## Data block:

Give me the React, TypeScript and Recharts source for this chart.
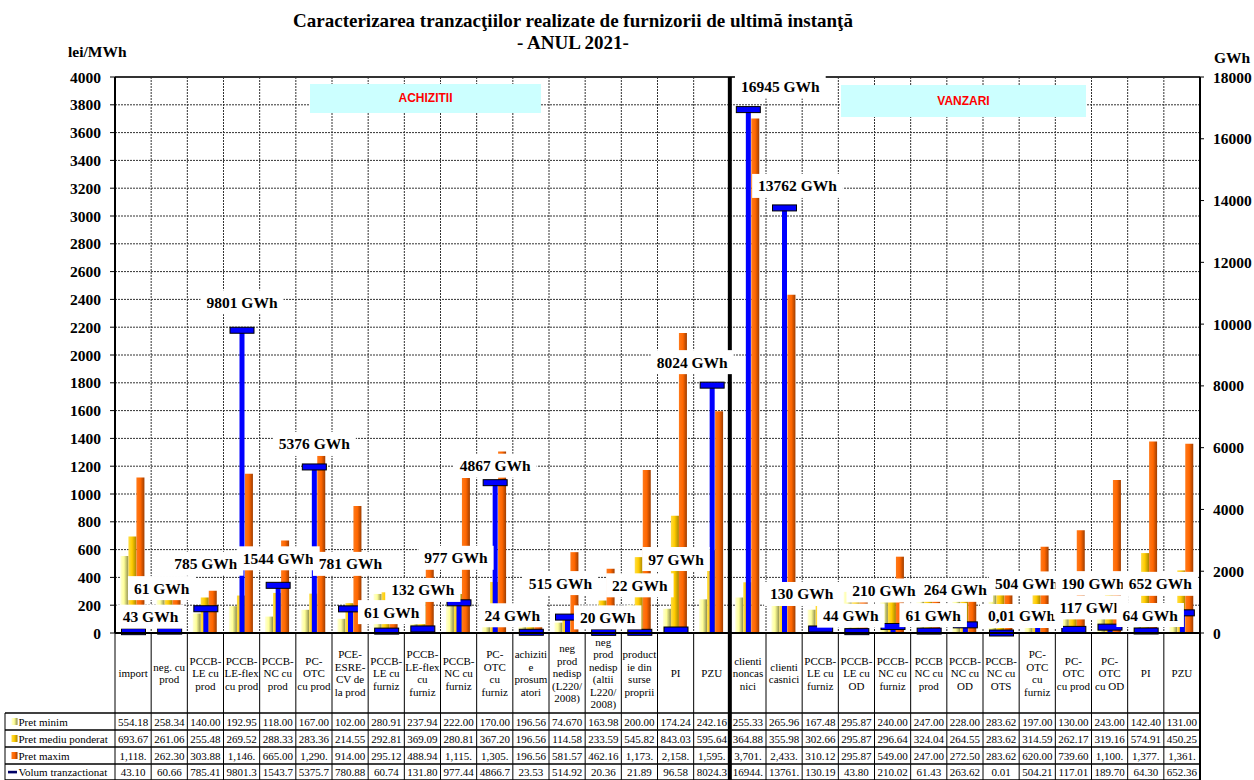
import React from 'react';
import { ComposedChart, Bar, XAxis, YAxis, CartesianGrid, LabelList, ReferenceLine } from 'recharts';

// column headers of the table under the chart (line breaks as in the picture)
const categories = [
  'import', 'neg. cu\nprod', 'PCCB-\nLE cu\nprod', 'PCCB-\nLE-flex\ncu prod', 'PCCB-\nNC cu\nprod',
  'PC-\nOTC\ncu prod', 'PCE-\nESRE-\nCV de\nla prod', 'PCCB-\nLE cu\nfurniz', 'PCCB-\nLE-flex\ncu\nfurniz',
  'PCCB-\nNC cu\nfurniz', 'PC-\nOTC\ncu\nfurniz', 'achiziti\ne\nprosum\natori', 'neg\nprod\nnedisp\n(L220/\n2008)',
  'neg\nprod\nnedisp\n(altii\nL220/\n2008)', 'product\nie din\nsurse\nproprii', 'PI', 'PZU',
  'clienti\nnoncas\nnici', 'clienti\ncasnici', 'PCCB-\nLE cu\nfurniz', 'PCCB-\nLE cu\nOD', 'PCCB-\nNC cu\nfurniz',
  'PCCB\nNC cu\nprod', 'PCCB-\nNC cu\nOD', 'PCCB-\nNC cu\nOTS', 'PC-\nOTC\ncu\nfurniz', 'PC-\nOTC\ncu prod',
  'PC-\nOTC\ncu OD', 'PI', 'PZU',
];

const pretMinim = [554.18, 258.34, 140.0, 192.95, 118.0, 167.0, 102.0, 280.91, 237.94, 222.0, 170.0, 196.56, 74.67, 163.98, 200.0, 174.24, 242.16,
  255.33, 265.96, 167.48, 295.87, 240.0, 247.0, 228.0, 283.62, 197.0, 130.0, 243.0, 142.4, 131.0];
const pretMediu = [693.67, 261.06, 255.48, 269.52, 288.33, 283.36, 214.55, 292.81, 369.09, 280.81, 367.2, 196.56, 114.58, 233.59, 545.82, 843.03, 595.64,
  364.88, 355.98, 302.66, 295.87, 296.64, 324.04, 264.55, 283.62, 314.59, 262.17, 319.16, 574.91, 450.25];
const pretMaxim = [1118, 262.3, 303.88, 1146, 665.0, 1290, 914.0, 295.12, 488.94, 1115, 1305, 196.56, 581.57, 462.16, 1173, 2158, 1595,
  3701, 2433, 310.12, 295.87, 549.0, 247.0, 272.5, 283.62, 620.0, 739.6, 1100, 1377, 1361];
const volum = [43.1, 60.66, 785.41, 9801.3, 1543.7, 5375.7, 780.88, 60.74, 131.8, 977.44, 4866.7, 23.53, 514.92, 20.36, 21.89, 96.58, 8024.3,
  16944.6, 13761.6, 130.19, 43.8, 210.02, 61.43, 263.62, 0.01, 504.21, 117.01, 189.7, 64.3, 652.36];

const leftTicks = [0, 200, 400, 600, 800, 1000, 1200, 1400, 1600, 1800, 2000, 2200, 2400, 2600, 2800, 3000, 3200, 3400, 3600, 3800, 4000];
const rightTicks = [0, 2000, 4000, 6000, 8000, 10000, 12000, 14000, 16000, 18000];

// manual placement of the GWh labels (px, relative to the cap), like the moved Excel labels
const labelNudge = [
  [17, -15], [-8, -43], [0, -45], [0, -28], [0, -27], [0, -23], [0, -45], [5, -19], [0, -39], [-3, -45],
  [0, -17], [-19, -17], [-7, -34], [4, -15], [0, -47], [0, -71], [-20, -23], [32, -23], [13, -22], [-19, -35],
  [-6, -16], [-9, -36], [4, -16], [-10, -35], [20, -17], [-11, -34], [17, -22], [-17, -44], [4, -16], [-22, -29],
];

const data = categories.map((c, i) => ({
  key: String(i),
  min: pretMinim[i],
  avg: pretMediu[i],
  max: pretMaxim[i],
  vol: volum[i],
}));

const SERIF = "'Times New Roman', 'Liberation Serif', serif";
const SANS = "Arial, 'Liberation Sans', sans-serif";
const PLOT_L = 115;
const PLOT_R = 1200;
const PLOT_T = 77;
const PLOT_B = 633;
const COL_W = (PLOT_R - PLOT_L) / categories.length;
const ROW_Y = [713, 730, 747, 764, 780];
const SPLIT = 17;

const fmtPrice = (v: number) => {
  const [a, b] = v.toFixed(3).split('.');
  return (a.replace(/\B(?=(\d{3})+(?!\d))/g, ',') + '.' + b).slice(0, 6);
};
const fmtVol = (v: number) => v.toFixed(2).slice(0, 6);
const volText = (v: number) => (v < 1 ? v.toFixed(2).replace('.', ',') : String(Math.round(v))) + ' GWh';

const legendRows = [
  { name: 'Pret minim', fill: 'url(#gMin)' },
  { name: 'Pret mediu ponderat', fill: 'url(#gMed)' },
  { name: 'Pret maxim', fill: 'url(#gMax)' },
  { name: 'Volum tranzactionat', fill: '#000066' },
];

const TableColumn = (props: any) => {
  const { x, payload } = props;
  const i = Number(payload.value);
  const left = x - COL_W / 2;
  const right = x + COL_W / 2;
  const lines = categories[i].split('\n');
  const lh = 12.5;
  const y0 = (PLOT_B + ROW_Y[0]) / 2 - ((lines.length - 1) * lh) / 2;
  const vals = [fmtPrice(pretMinim[i]), fmtPrice(pretMediu[i]), fmtPrice(pretMaxim[i]), fmtVol(volum[i])];
  return (
    <g>
      <line x1={left} x2={left} y1={PLOT_B} y2={780} stroke="#000" strokeWidth={i === SPLIT ? 4 : 1} />
      {i === categories.length - 1 && <line x1={right} x2={right} y1={PLOT_B} y2={780} stroke="#000" strokeWidth={2} />}
      {i === SPLIT && <line x1={left} x2={left} y1={PLOT_T} y2={PLOT_B} stroke="#000" strokeWidth={4} />}
      {ROW_Y.map((ry) => (
        <line key={ry} x1={left} x2={right} y1={ry} y2={ry} stroke="#000" strokeWidth={1.5} />
      ))}
      <text textAnchor="middle" fontFamily={SERIF} fontSize={11} fill="#000">
        {lines.map((l, k) => (
          <tspan key={k} x={x} y={y0 + k * lh} dominantBaseline="central">{l}</tspan>
        ))}
      </text>
      {vals.map((v, k) => (
        <text key={k} x={x} y={(ROW_Y[k] + ROW_Y[k + 1]) / 2} textAnchor="middle" dominantBaseline="central"
          fontFamily={SERIF} fontSize={11} fill="#000">{v}</text>
      ))}
      {i === 0 && (
        <g>
          <line x1={5} x2={5} y1={ROW_Y[0]} y2={780} stroke="#000" />
          {ROW_Y.map((ry) => (
            <line key={ry} x1={5} x2={left} y1={ry} y2={ry} stroke="#000" strokeWidth={1.5} />
          ))}
          {legendRows.map((r, k) => {
            const cy = (ROW_Y[k] + ROW_Y[k + 1]) / 2;
            return (
              <g key={r.name}>
                {k < 3
                  ? <rect x={11.5} y={cy - 3.5} width={6} height={7} fill={r.fill} />
                  : <rect x={8} y={cy - 1.2} width={9} height={2.6} fill={r.fill} />}
                <text x={18.5} y={cy} dominantBaseline="central" fontFamily={SERIF} fontSize={11} fill="#000">{r.name}</text>
              </g>
            );
          })}
        </g>
      )}
    </g>
  );
};

const VolShape = (props: any) => {
  const { x, y, width, height } = props;
  return (
    <g>
      <rect x={x} y={y} width={width} height={Math.max(height, 0)} fill="#0000FF" />
      <rect x={x + width / 2 - 12} y={y - 3} width={24} height={6} fill="#0000FF" stroke="#000" strokeWidth={1} />
    </g>
  );
};

const VolLabel = (props: any) => {
  const vb = props.viewBox || props;
  let idx = props.index;
  if (idx === undefined || idx === null) idx = volum.indexOf(Number(props.value));
  const v = volum[idx];
  const txt = volText(v);
  const [dx, dy] = labelNudge[idx] || [0, -20];
  const cx = vb.x + vb.width / 2 + dx;
  const cy = vb.y + dy;
  const digits = txt.replace(' GWh', '').length;
  const tw = digits * 7.75 + 40;
  const bw = tw + 12;
  return (
    <g>
      <rect x={cx - bw / 2} y={cy - 12} width={bw} height={24} fill="#fff" />
      <text x={cx} y={cy} textAnchor="middle" dominantBaseline="central" fontFamily={SERIF}
        fontSize={15.5} fontWeight="bold" fill="#000">{txt}</text>
    </g>
  );
};

const tickStyle = { fontSize: 15.5, fontWeight: 'bold', fill: '#000', fontFamily: SERIF };

export default function App() {
  return (
    <div style={{ position: 'absolute', left: 0, top: 0, width: 1254, height: 780, background: '#fff', fontFamily: SERIF }}>
      <svg width={0} height={0} style={{ position: 'absolute' }}>
        <defs>
          <linearGradient id="gMin" x1="0" y1="0" x2="1" y2="0">
            <stop offset="0%" stopColor="#FFFFD6" />
            <stop offset="45%" stopColor="#FFFF99" />
            <stop offset="100%" stopColor="#8C8C4A" />
          </linearGradient>
          <linearGradient id="gMed" x1="0" y1="0" x2="1" y2="0">
            <stop offset="0%" stopColor="#FFDD44" />
            <stop offset="45%" stopColor="#FFCC00" />
            <stop offset="100%" stopColor="#A88400" />
          </linearGradient>
          <linearGradient id="gMax" x1="0" y1="0" x2="1" y2="0">
            <stop offset="0%" stopColor="#FF7A1A" />
            <stop offset="50%" stopColor="#FF6600" />
            <stop offset="100%" stopColor="#9E3D00" />
          </linearGradient>
        </defs>
      </svg>
      <ComposedChart
        width={1254}
        height={780}
        data={data}
        margin={{ top: PLOT_T, right: 0, left: PLOT_L - 60, bottom: 0 }}
        barGap={0}
        barCategoryGap="15%"
      >
        <CartesianGrid
          xAxisId="main"
          yAxisId="left"
          stroke="#333"
          strokeDasharray="2 1"
          verticalCoordinatesGenerator={({ offset }: any) =>
            categories.map((_, k) => offset.left + (k * offset.width) / categories.length)
          }
        />
        <XAxis
          xAxisId="main"
          dataKey="key"
          interval={0}
          height={147}
          tickLine={false}
          axisLine={{ stroke: '#000', strokeWidth: 2 }}
          tick={<TableColumn />}
        />
        <XAxis xAxisId="vol" dataKey="key" hide />
        <YAxis
          yAxisId="left"
          width={60}
          domain={[0, 4000]}
          ticks={leftTicks}
          interval={0}
          tick={tickStyle}
          tickSize={5}
          tickMargin={9}
          tickLine={{ stroke: '#000' }}
          axisLine={{ stroke: '#000', strokeWidth: 2 }}
        />
        <YAxis
          yAxisId="right"
          orientation="right"
          width={54}
          domain={[0, 18000]}
          ticks={rightTicks}
          interval={0}
          tick={tickStyle}
          tickSize={4}
          tickMargin={9}
          tickLine={{ stroke: '#000' }}
          axisLine={{ stroke: '#000', strokeWidth: 2 }}
        />
        <ReferenceLine xAxisId="main" yAxisId="left" y={4000} stroke="#333" strokeWidth={2} />
        <Bar xAxisId="main" yAxisId="left" dataKey="min" name="Pret minim" fill="url(#gMin)" isAnimationActive={false} />
        <Bar xAxisId="main" yAxisId="left" dataKey="avg" name="Pret mediu ponderat" fill="url(#gMed)" isAnimationActive={false} />
        <Bar xAxisId="main" yAxisId="left" dataKey="max" name="Pret maxim" fill="url(#gMax)" isAnimationActive={false} />
        <Bar xAxisId="vol" yAxisId="right" dataKey="vol" name="Volum tranzactionat" barSize={5} shape={VolShape}
          isAnimationActive={false}>
          <LabelList dataKey="vol" content={VolLabel} />
        </Bar>
      </ComposedChart>

      <div style={{ position: 'absolute', left: 0, top: 10, width: 1146, textAlign: 'center', fontSize: 19, fontWeight: 'bold', lineHeight: '22px' }}>
        <div>Caracterizarea tranzacţiilor realizate de furnizorii de ultimă instanţă</div>
        <div>- ANUL 2021-</div>
      </div>
      <div style={{ position: 'absolute', left: 68, top: 42, fontSize: 15.5, fontWeight: 'bold', lineHeight: '20px' }}>lei/MWh</div>
      <div style={{ position: 'absolute', left: 1214, top: 48, fontSize: 15.5, fontWeight: 'bold', lineHeight: '20px' }}>GWh</div>
      <div style={{ position: 'absolute', left: 310, top: 84, width: 231, height: 29, background: '#CCFFFF', color: '#FF0000',
        fontFamily: SANS, fontWeight: 'bold', fontSize: 12, lineHeight: '29px', textAlign: 'center' }}>ACHIZITII</div>
      <div style={{ position: 'absolute', left: 841, top: 85, width: 245, height: 32, background: '#CCFFFF', color: '#FF0000',
        fontFamily: SANS, fontWeight: 'bold', fontSize: 12, lineHeight: '32px', textAlign: 'center' }}>VANZARI</div>
    </div>
  );
}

## Goal:
Only the lines from the top of the data through the line with "CartesianGrid, LabelList, ReferenceLine" should be quoted, exactly and with both ends kept; skip the pictures.

## Expected answer:
Give me the React, TypeScript and Recharts source for this chart.
import React from 'react';
import { ComposedChart, Bar, XAxis, YAxis, CartesianGrid, LabelList, ReferenceLine } from 'recharts';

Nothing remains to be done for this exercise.